Month-Log.oct.2013

I've been busy with real work to write any specific posts for the blog but I realize it was a productive month. I worked a lot and learned quite a few things and new technologies and I have some thoughts about them, I usually use twitter to share simple thoughts but they usually get lost on the noise.

So I am going to start a monthly series in which I discuss a little bit about what I have done that month. Hopefully mixing with regular posts I am hoping that this makes me learn more and more stuff every month so I have something to write about. On this case is October and a few weeks of September.

Books I read

I had to do some pig for my job so I used this opportunity to consolidate a little bit my knowledge. I had worked with pig a little bit before thanks to Coursera Data Science course but this time I went to the source and read Programming Pig by O'reilly.
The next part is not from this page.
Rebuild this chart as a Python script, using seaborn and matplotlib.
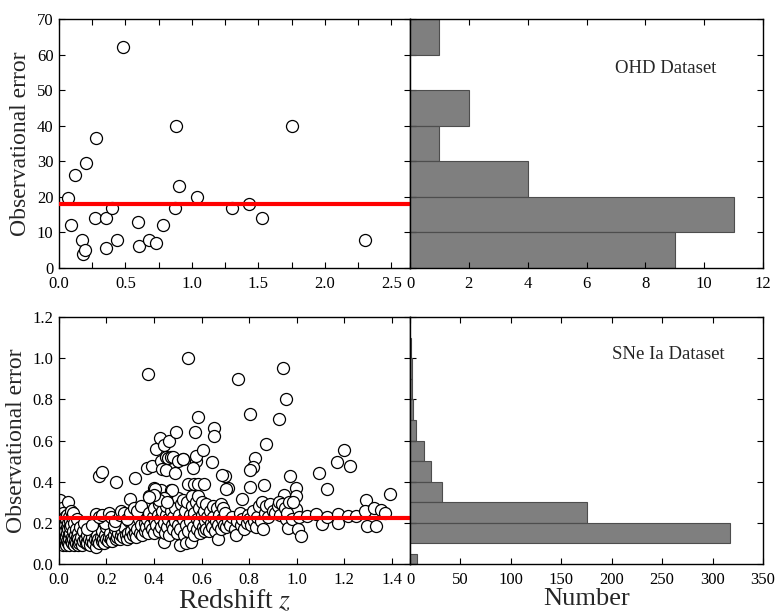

I highly recommend the book to anyone starting with pig but as every technology there is nothing as getting the hands dirty and do real stuff. The book gives you the foundation you need and gets in enough depth so you can write and understand latin pig scripts.

I also learned how to run a pig job using a jython UDF on EMR, after some try and error I found the solution and put it on a gist. I found that the people of mortardata.com do the same but with real python so one can use all the libraries available (e.g. NLTK). (FYI they open source their code and is on the new version of pig, 0.12) I cannot recommend enough mortardata.com just create an account and be amazed.

Nutch

I had to do a lot of crawling this month. The universal solution on this case is Apache Nutch. It was not the most pleasant experience to be honest. It gets the job done? Yes. Do I like it? No.

The best part of Nutch is that is "easy" to run it on top of Hadoop and distribute the load and maybe I just don't like it that much because I haven't been able to clean all the data as I want and I am blaming Nutch. Another option is scrapy.

Vagrant and Saltstack

I had finally decided to try vagrant and I love it. I regret all the time that I knew about its existence and didn't read about it.

The idea is create a clean virtual box based on a bootstrap so one can know exactly the requirements to run every project. Then is possible deploy it to EC2 using a simple command so the same box will be available online. I was so happy that I could develop and deploy in the same box. It feels clean.

Then we have chef or salt. With chef recipes or salt modules one can setup not one virtual local machine but a thousand boxes on the cloud using the same configuration file. The magic occurs when vagrant uses chef recipes or salt modules to create the VM. Development and deployment using the same configuration. Amazing.

As a pythonista it was easy to choose salt on top of chef (ruby) but I also read this and I was convinced.

I just got started with those technologies but I am very exited and cannot wait to use them more and more to make my work more deployable and production ready.

I am also keeping an eye on docker.

Luigi

Luigi is a small project to create pipelines in python. It doesn't try to solve parallelization: it includes support for Hadoop. It doesn't try to solve task scheduling or distribution: celery exists.

Is solves a very specific problem and it was designed with data pipelines in mind. Is a young project but it is developed but guys at spotify and I can see a bright future.

Also the pipeline structures makes code very clean, easy to understand and debug.